New York also created new evaluation criteria that take into account the difficulties of educating dropouts. One example: School progress reports show how well transfer schools perform with students based on the number of credits they have when they arrive—a unique barometer that is tailored to alternative schools. Officials also looked at graduation rates for off-track students—those who are overage for their grade and have few credits—and found that transfer schools performed much better with this group than traditional schools, posting 56 percent graduation rates compared to 19 percent in regular schools.

CPS, however, has not yet taken a hard look to determine the best way to judge the performance of its alternative schools. And the district provides the same per-pupil funding for Youth Connections as for other charters.

New York had so many out-of-school youth (more than 100,000) that officials there decided to focus on dropout recovery. Chicago has been concentrating on dropout prevention, according to a spokesperson for the Department of Graduation Pathways. But in the coming year, the department plans to shift its focus to recovery.

Alternative schools face a constant battle to balance the need to meet standards with the skills of their students.

Few alternative school principals will openly criticize their counterparts at neighborhood schools.
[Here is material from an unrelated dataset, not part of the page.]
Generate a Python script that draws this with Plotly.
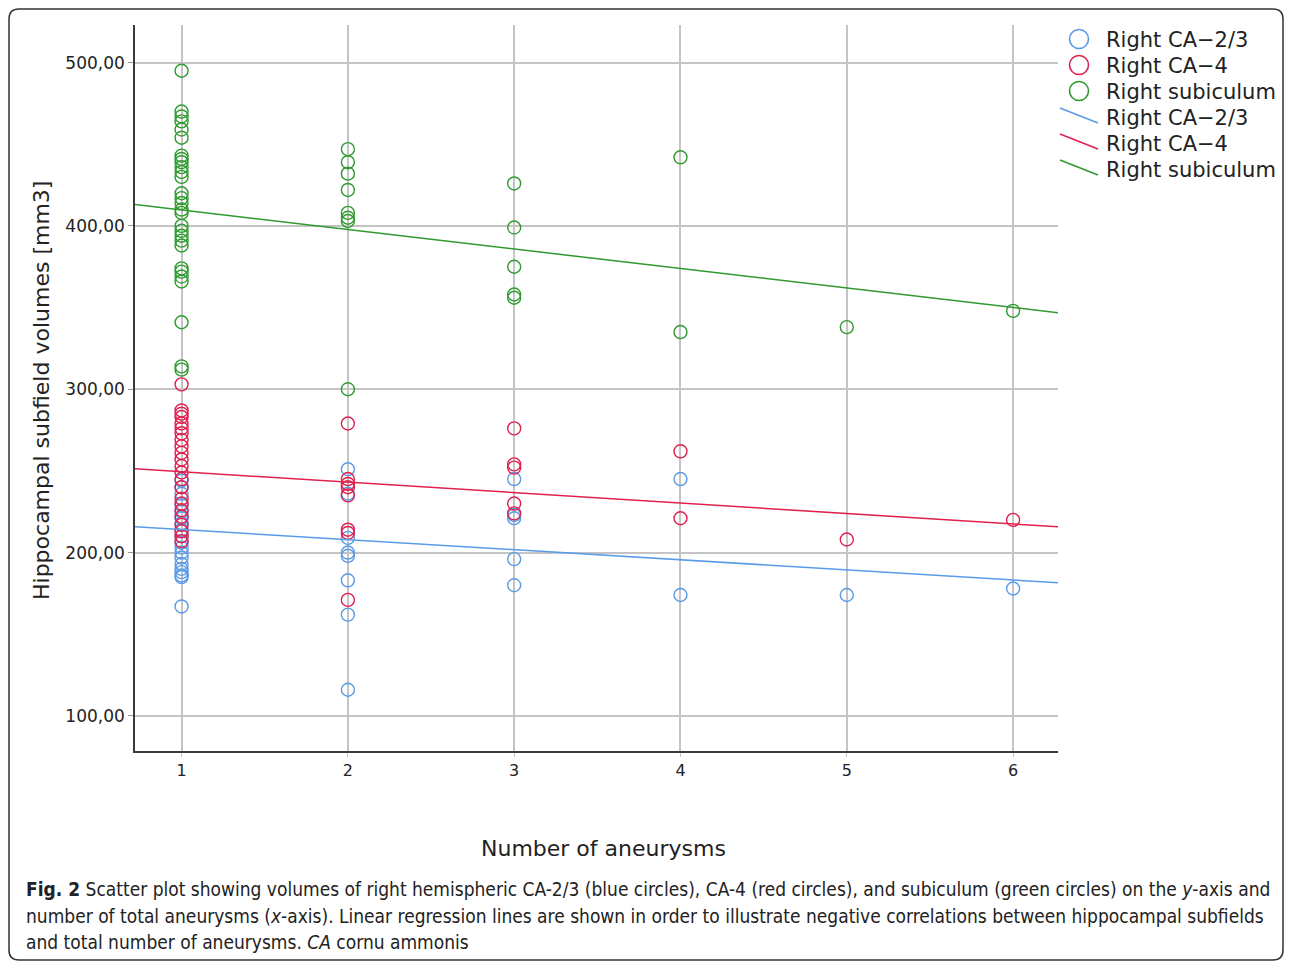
import plotly.graph_objects as go

# ---------------- data ----------------
ca23_x = [1]*19 + [2]*8 + [3]*5 + [4]*2 + [5] + [6]
ca23_y = [244, 240, 236, 229, 225, 221, 218, 214, 210, 206, 203, 200, 197, 193, 190, 188, 186, 185, 167,
          251, 236, 209, 200, 198, 183, 162, 116,
          245, 223, 221, 196, 180,
          245, 174,
          174,
          178]

ca4_x = [1]*23 + [2]*8 + [3]*5 + [4]*2 + [5] + [6]
ca4_y = [303, 287, 285, 283, 279, 276, 273, 269, 265, 261, 257, 253, 249, 245, 240, 233, 230, 226, 222, 217, 213, 210, 207,
         279, 245, 242, 240, 235, 214, 212, 171,
         276, 254, 252, 230, 224,
         262, 221,
         208,
         220]

sub_x = [1]*29 + [2]*8 + [3]*5 + [4]*2 + [5] + [6]
sub_y = [495, 470, 467, 464, 459, 454, 443, 441, 439, 436, 433, 430, 420, 417, 414, 410, 408, 400, 397, 394,
         391, 388, 374, 372, 369, 366, 341, 314, 312,
         447, 439, 432, 422, 408, 405, 403, 300,
         426, 399, 375, 358, 356,
         442, 335,
         338,
         348]

# regression lines (value at x=1 and slope)
fit_x = [0.72, 6.28]
ca23_fit = (214.1, -6.18)
ca4_fit = (249.5, -6.40)
sub_fit = (409.7, -11.92)

series_names = ["Right CA\u22122/3", "Right CA\u22124", "Right subiculum"]
colors = ["#5a9be8", "#e0204e", "#2f9a2f"]
y_ticks = [100, 200, 300, 400, 500]
x_ticks = [1, 2, 3, 4, 5, 6]

# ---------------- figure ----------------
fig = go.Figure()
pts = [(ca23_x, ca23_y), (ca4_x, ca4_y), (sub_x, sub_y)]
for (xs, ys), name, c in zip(pts, series_names, colors):
    fig.add_trace(go.Scatter(x=xs, y=ys, mode="markers", name=name, showlegend=False,
                             marker=dict(symbol="circle-open", size=13, color=c,
                                         line=dict(width=1.4, color=c))))
for (b, m), name, c in zip([ca23_fit, ca4_fit, sub_fit], series_names, colors):
    fig.add_trace(go.Scatter(x=fit_x, y=[b + m * (x - 1) for x in fit_x], mode="lines",
                             name=name, showlegend=False, line=dict(color=c, width=1.5)))

OFF = 8  # default page margin of the html body
W, H = 1292 - OFF, 962 - OFF
L, R, T, B = 135 - OFF, 1058 - OFF, 25 - OFF, 751 - OFF
pw, ph = R - L, B - T


def px(x):
    return (x - OFF - L) / pw


def py(y):
    return (B - (y - OFF)) / ph


font = "DejaVu Sans, sans-serif"
txt = "#222"
fig.update_layout(
    width=W, height=H,
    margin=dict(l=L, r=W - R, t=T, b=H - B, pad=0),
    paper_bgcolor="white", plot_bgcolor="white",
    separators=",.",
    showlegend=False,
    xaxis=dict(range=[0.72, 6.27], tickvals=x_ticks, showgrid=True, gridcolor="#c4c4c4",
               gridwidth=1.5, zeroline=False, showline=True, linecolor="#3a3a3a", linewidth=1.5,
               ticks="outside", ticklen=4, tickcolor="#c4c4c4",
               tickfont=dict(family=font, size=16, color=txt)),
    yaxis=dict(range=[78.5, 523], tickvals=y_ticks, tickformat=".2f", showgrid=True,
               gridcolor="#c4c4c4", gridwidth=1.5, zeroline=False, showline=True,
               linecolor="#3a3a3a", linewidth=1.5, ticks="outside", ticklen=5, tickcolor="#999",
               tickfont=dict(family=font, size=17, color=txt)),
)

# axis titles
fig.add_annotation(text="Number of aneurysms", x=px(603), y=py(848), xref="paper", yref="paper",
                   xanchor="center", yanchor="middle",
                   showarrow=False, font=dict(family=font, size=22, color=txt))
fig.add_annotation(text="Hippocampal subfield volumes [mm3]", x=px(41), y=py(391), xref="paper",
                   yref="paper", xanchor="center", yanchor="middle", showarrow=False, textangle=-90,
                   font=dict(family=font, size=22, color=txt))

# legend (drawn by hand to match the original layout)
leg_y = [40, 66, 92, 118, 144, 170]
for i, (name, c) in enumerate(zip(series_names, colors)):
    cy = leg_y[i] - 1
    fig.add_shape(type="circle", xref="paper", yref="paper",
                  x0=px(1069.5), x1=px(1088.5), y0=py(cy + 9.5), y1=py(cy - 9.5),
                  line=dict(color=c, width=1.6))
    fig.add_annotation(text=name, x=px(1104), y=py(leg_y[i]), xref="paper", yref="paper",
                       xanchor="left", yanchor="middle", showarrow=False,
                       font=dict(family=font, size=21, color=txt))
for i, (name, c) in enumerate(zip(series_names, colors)):
    cy = leg_y[3 + i]
    fig.add_shape(type="line", xref="paper", yref="paper",
                  x0=px(1060), x1=px(1098), y0=py(cy - 10), y1=py(cy + 5),
                  line=dict(color=c, width=1.5))
    fig.add_annotation(text=name, x=px(1104), y=py(cy), xref="paper", yref="paper",
                       xanchor="left", yanchor="middle", showarrow=False,
                       font=dict(family=font, size=21, color=txt))

# caption
cap_font = dict(family="Liberation Sans Narrow, DejaVu Sans Condensed, sans-serif", size=19, color=txt)
caption = [
    "<b>Fig. 2</b> Scatter plot showing volumes of right hemispheric CA-2/3 (blue circles), CA-4 (red circles), and subiculum (green circles) on the <i>y</i>-axis and",
    "number of total aneurysms (<i>x</i>-axis). Linear regression lines are shown in order to illustrate negative correlations between hippocampal subfields",
    "and total number of aneurysms. <i>CA</i> cornu ammonis",
]
for i, line in enumerate(caption):
    fig.add_annotation(text=line, x=px(24), y=py(889 + 26.5 * i), xref="paper", yref="paper",
                       xanchor="left", yanchor="middle", showarrow=False, font=cap_font)

# rounded border frame
x0, x1, y0, y1, r = 9, 1283, 9, 960, 10
pth = (f"M {px(x0 + r)},{py(y0)} L {px(x1 - r)},{py(y0)} Q {px(x1)},{py(y0)} {px(x1)},{py(y0 + r)} "
       f"L {px(x1)},{py(y1 - r)} Q {px(x1)},{py(y1)} {px(x1 - r)},{py(y1)} "
       f"L {px(x0 + r)},{py(y1)} Q {px(x0)},{py(y1)} {px(x0)},{py(y1 - r)} "
       f"L {px(x0)},{py(y0 + r)} Q {px(x0)},{py(y0)} {px(x0 + r)},{py(y0)} Z")
fig.add_shape(type="path", path=pth, xref="paper", yref="paper",
              line=dict(color="#333", width=1.5), layer="above")

fig.write_html("out.html")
But they complain about the increasing number of older students who have left regular high schools with barely any credits.

“We are talking 17- and 18-year-olds reading at 5th and 6th-grade levels,” says Myra Sampson, principal and founder of CCA Academy. More special education students also are showing up.

Youth Connections offers professional development and support, but does not have a standard curriculum for its schools. And indeed, many of these school principals and teachers say they value being able to use creativity in teaching.

But such freedom can result in uneven quality. When Youth Connections was up for charter renewal in 2007, observers saw many good things happening, including high engagement on the part of students and instruction tailored to their needs. But they noted “ensuring instruction is appropriately rigorous can be difficult, especially when student skill levels are below-grade-level.”

At some of the schools, observers saw lessons that were far below high-school level.

Venson admits schools have a tricky balancing act. She wants principals to stop accepting credits for classes in which students received a “D.” A “D” usually means that a student didn’t master the subject—for instance, algebra—and that makes it impossible to teach them subsequent courses—like geometry and calculus.

Yet Venson adds that alternative schools need significantly more funding if they are to go back and re-teach lower-level skills. Given more money, she’d like to hire reading and math specialists to support teachers.

But principals scoff at the notion that students should retake classes, given that it’s already an uphill battle to keep these students engaged.

Brianna Gibson is teetering on that edge.

The young woman recalls how she ended up enrolling in CCA. One day, she sat on the couch in her living room, the hours ticking by, swallowed up by soap operas and talk shows. Then she realized that she had a choice. “I could be either a statistic, or somebody,” she says. “I want to be somebody.”

Sampson says that virtually all of the young people who come to CCA desperately want to get an education. “They want to do more and they want to do better,” she says. “They understand the (employment) ceiling.”

But Sampson openly wonders how much she can help her students, given the support they need. “I would have to pull miracles out of the air,” she says.

Without that support, students begin to repeat the cycle that forced them out of school the first time around: struggling in classes and taking days off. “They are willing to pay the price,” Sampson says, “until they get so beat down and defeated, they give up again.”